We were born in the same year, on different sides of the Pennines, both from working class families and brought up to “pass the scholarship.” This, our parents believed, would move us up and away from the shadow of “the dole.” As it did. I didn’t actually meet Michael Parkinson until he was seriously famous. We got on.
Not everyone did. Some people who worked as researchers on his many and various television shows found him demanding, abrasive, reluctant to give them due credit. They were often the same people who didn’t credit him for instructing them in the essential art of getting to the point.
He had learned it himself the hard way, first by working as a junior reporter on the South Yorkshire Times, then at Granada Television in Manchester in the days when its journalistic fiefdom spread far beyond the north. And, in between those two stages of his young life, there was National Service, two years of spotting how to use the system rather than moan about it.
When, afterwards, he was taken on by the (then) Manchester Guardian in 1958, working in the newsroom in Manchester (the paper didn’t shift its editorial base to London until a few years later) his contemporaries included Michael Frayn (Cambridge) and Anthony Howard (Oxford). Parky was degreeless and married.
Did it bother him? Not for long. He’d tell me this, decades later, knowing that I’d been a contemporary of Howard’s at university and chiding me for not having been sharp enough to get into journalism back then. No use explaining to him things can be different for women. And, anyway, I’d gone to America in 1957 and was married in 1959.
I’d watched Parkinson on television from his Granada days onward, back when he used to do a film programme on which he called fencing “sword fighting”, just as we did. There wasn’t much room, in the days before The Beatles, for such departures from the accepted verbal path. But times change.

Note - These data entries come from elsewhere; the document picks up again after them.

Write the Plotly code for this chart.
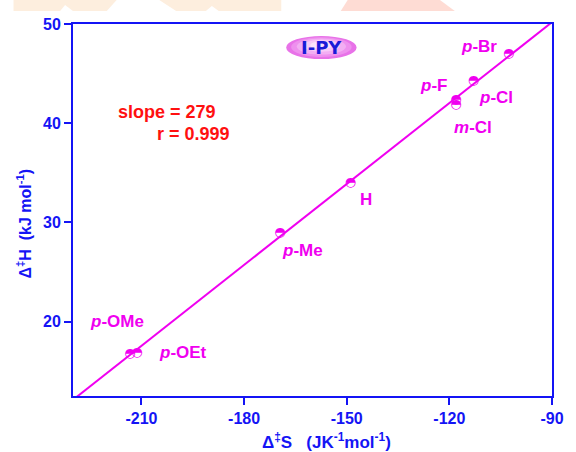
import numpy as np
import plotly.graph_objects as go

# Activation parameters for the substituted series (I-PY)
substituents = ["p-OMe", "p-OEt", "p-Me", "H", "m-Cl", "p-F", "p-Cl", "p-Br"]
dS = [-213.4, -211.3, -169.5, -148.9, -118.1, -118.1, -113.0, -102.7]   # J K-1 mol-1
dH = [16.8, 16.9, 29.0, 34.0, 41.9, 42.4, 44.3, 47.0]                   # kJ mol-1
label_html = ["<i>p</i>-OMe", "<i>p</i>-OEt", "<i>p</i>-Me", "H",
              "<i>m</i>-Cl", "<i>p</i>-F", "<i>p</i>-Cl", "<i>p</i>-Br"]
slope_text = "slope = 279"
r_text = "r = 0.999"
x_ticks = [-210, -180, -150, -120, -90]
y_ticks = [20, 30, 40, 50]

# label offsets (pixels) from each point
label_shift = [(-13, 32), (46, 0), (22, -18), (16, -17),
               (17, -23), (-22, 14), (23, -17), (-30, 7)]

BLUE = "#1414f5"
MAG = "#f000f0"
RED = "#ff1010"
FONT = "Liberation Sans, Arial, sans-serif"

# isokinetic line
k, b = np.polyfit(dS, dH, 1)
xl = np.array([-235.0, -85.0])
yl = k * xl + b

fig = go.Figure()
fig.add_trace(go.Scatter(x=xl, y=yl, mode="lines",
                         line=dict(color=MAG, width=2), hoverinfo="skip"))
fig.add_trace(go.Scatter(x=dS, y=dH, mode="text", text=["\u25D3"] * len(dS),
                         textposition="middle center",
                         textfont=dict(family="DejaVu Sans", size=13, color=MAG),
                         cliponaxis=False, hoverinfo="skip"))

W, H = 576, 452
L, R, T, B = 73, 20, 24, 56
pw, ph = W - L - R, H - T - B


def px2paper(px, py):
    return (px - L) / pw, (H - B - py) / ph


annotations = []
for xi, yi, txt, (sx, sy) in zip(dS, dH, label_html, label_shift):
    annotations.append(dict(x=xi, y=yi, xref="x", yref="y", text="<b>" + txt + "</b>",
                            showarrow=False, xshift=sx, yshift=sy,
                            font=dict(family=FONT, size=17, color=MAG)))

annotations.append(dict(x=-202.5, y=41.1, xref="x", yref="y", text="<b>" + slope_text + "</b>",
                        showarrow=False, font=dict(family=FONT, size=18, color=RED)))
annotations.append(dict(x=-194.9, y=38.9, xref="x", yref="y", text="<b>" + r_text + "</b>",
                        showarrow=False, font=dict(family=FONT, size=18, color=RED)))

# series tag in a pink ellipse
ec_x, ec_y, ew, eh = -157.4, 47.63, 10.3, 1.16
shapes = []
for s, c in [(1.0, "#e872e8"), (0.86, "#ee90ee"), (0.7, "#f3aef3"),
             (0.52, "#f8caf8"), (0.32, "#fce2fc")]:
    shapes.append(dict(type="circle", xref="x", yref="y",
                       x0=ec_x - ew * s, x1=ec_x + ew * s,
                       y0=ec_y - eh * s + (1 - s) * 0.35, y1=ec_y + eh * s + (1 - s) * 0.35,
                       line=dict(width=0), fillcolor=c, layer="above"))
annotations.append(dict(x=ec_x, y=ec_y, xref="x", yref="y", text="<b>I-PY</b>",
                        showarrow=False, font=dict(family="DejaVu Sans", size=18, color="#1a1ad8")))

# faint header bands along the top edge
bands = [
    ([(13, 0), (117, 0), (107, 11), (73, 11), (65, 5), (60, 11), (13, 11)], "#fdeede"),
    ([(160, 0), (283, 0), (283, 11), (220, 11), (213, 6), (207, 11), (177, 11)], "#fdeede"),
    ([(350, 0), (443, 0), (458, 11), (343, 11)], "#fedcd4"),
]
for pts, col in bands:
    path = ""
    for i, (px, py) in enumerate(pts):
        u, v = px2paper(px, py)
        path += ("M" if i == 0 else "L") + f"{u:.4f},{v:.4f} "
    path += "Z"
    shapes.append(dict(type="path", xref="paper", yref="paper", path=path,
                       fillcolor=col, line=dict(width=0), layer="below"))

# axis titles
ux, uy = px2paper(329, 454)
annotations.append(dict(x=ux, y=uy, xref="paper", yref="paper", showarrow=False,
                        text="<b>\u0394<sup>\u2021</sup>S\u00a0\u00a0\u00a0(JK<sup>-1</sup>mol<sup>-1</sup>)</b>",
                        font=dict(family=FONT, size=17, color=BLUE)))
ux, uy = px2paper(12, 224)
annotations.append(dict(x=ux, y=uy, xref="paper", yref="paper", showarrow=False, textangle=-90,
                        text="<b>\u0394<sup>\u2021</sup>H\u00a0\u00a0(kJ mol<sup>-1</sup>)</b>",
                        font=dict(family=FONT, size=16, color=BLUE)))

axis_common = dict(showgrid=False, zeroline=False, showline=True, mirror=True,
                   linecolor=BLUE, linewidth=2, ticks="outside", ticklen=7,
                   tickwidth=2, tickcolor=BLUE,
                   tickfont=dict(family=FONT, size=16, color=BLUE))

fig.update_layout(
    width=W, height=H,
    margin=dict(l=L, r=R, t=T, b=B),
    paper_bgcolor="white", plot_bgcolor="white",
    showlegend=False,
    xaxis=dict(range=[-230, -90], tickvals=x_ticks,
               ticktext=[f"<b>{v}</b>" for v in x_ticks], **axis_common),
    yaxis=dict(range=[12.5, 50], tickvals=y_ticks,
               ticktext=[f"<b>{v}</b>" for v in y_ticks], **axis_common),
    annotations=annotations,
    shapes=shapes,
)

fig.write_html("out.html")
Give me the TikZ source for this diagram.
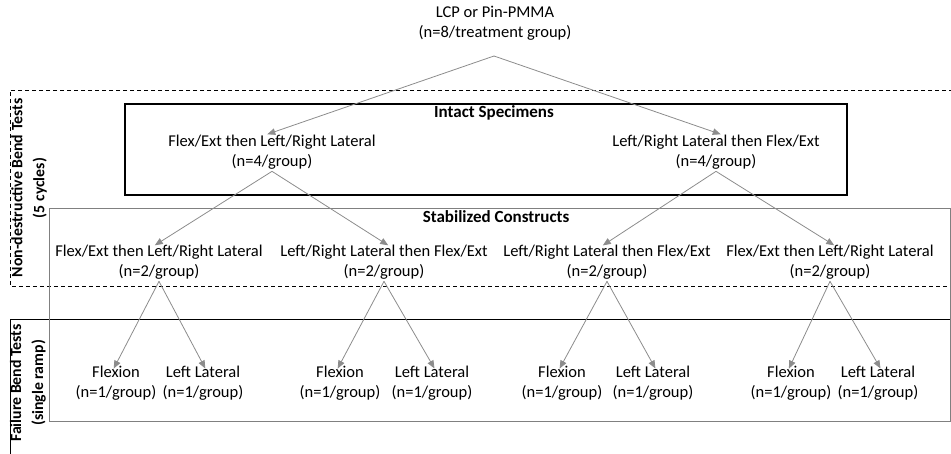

I was The Daily Telegraph’s radio critic when he took over from Roy Plomley on BBC radio’s hallowed Desert Island Discs in January 1986. He didn’t much like it and the audience didn’t much like him. Too picky and pokey, they said. Too soft and Southern, he said of them. He did it for a couple of prickly years before Sue Lawley came in to break a few barriers of her own.
I didn’t actually meet him until he was at GMTV, on his Sunday morning show. He’d been part of the consortium that won the ITV morning franchise. What stars they were: David Frost, Angela Rippon, Anna Ford, Robert Kee, alongside Parky. And what a mess they made of it. It didn’t help that the BBC nipped in and made those hitherto neglected breakfast hours their cosy own. In response, the aforementioned Famous Five mostly swithered. Parky, in the Sunday morning slot, had the experience to remember that the viewer must feel part of the whole event. And he could still get big names to come on. If not always.
His producer at the time had worked with me for ATV’s Getting On, one of those TV shows the old Independent Broadcasting Authority insisted be included as “public service” but the public largely ignored. By this time GMTV were scraping the barrel for anyone who’d turn up. Reader, I was that anyone. Not Parky, of course. He had been a “someone” for decades by then. I was the press guest who came on to discuss the Sunday newspapers in a little 10-minute segment.
On camera, we did just that. Off camera, he told me how my (by that time ex) husband used to have fun and fights in the hallowed pubs of Manchester. He saw me flinch and in all off-camera moments thereafter took to chatting about European politics, American presidents and the performance of Liverpool FC. On that last topic he tended to the scathing. But not on camera.
When, years later, he started a Sunday morning Radio 2 show, I became one of its regular newspaper reviewers. It was pure joy. The papers would come just after midnight. I’d stay up reading them – every section – for a couple of hours. And then I’d go into the studio and we’d talk about what had happened and what might. His news sense was impeccable, his editorial grasp impressive. His ability to talk simultaneously to me, his producer and the listener at home, was phenomenal.
Yorkshire men, and certainly to us Scousers, have the reputation of being mean. In money matters, in social situations, about giving praise where due – whatever. Parky wasn’t that. At all. He’d bring unknowns into the limelight, Billy Connolly for one. He’d take a whole programme crew out to lunch (and not, like some celebs I could name, charge it all up to the company’s expenses).
He did sulk a bit when I got a CBE. But then he got one the next time round, so all was well. He earned his later knighthood. I don’t know what the citation said but it won’t have been for smoothing the feathers of ruffled stars. Even then, the ones who answered back usually won plaudits, from him as well as everyone else. What he’d have said of England’s Lionesses must remain a matter for conjecture. But he was usually open to argument, if not to changing his mind.
Dickie Bird, the celebrated cricket umpire, talking about Parky on Times Radio today said, through tears, “There’ll never be another like him” and he was right. How could there be? Times change. Television is not the cultural influence it once was. Big TV and radio newsrooms no longer exist in Manchester, Newcastle, Birmingham and beyond.
Broadcasting itself is morphing, its very existence overshadowed by streaming and social media. But I hope there will always be room for a bright kid, prepared to work hard, take a few knocks, react fast learn from mistakes and have a laugh. Like Parky.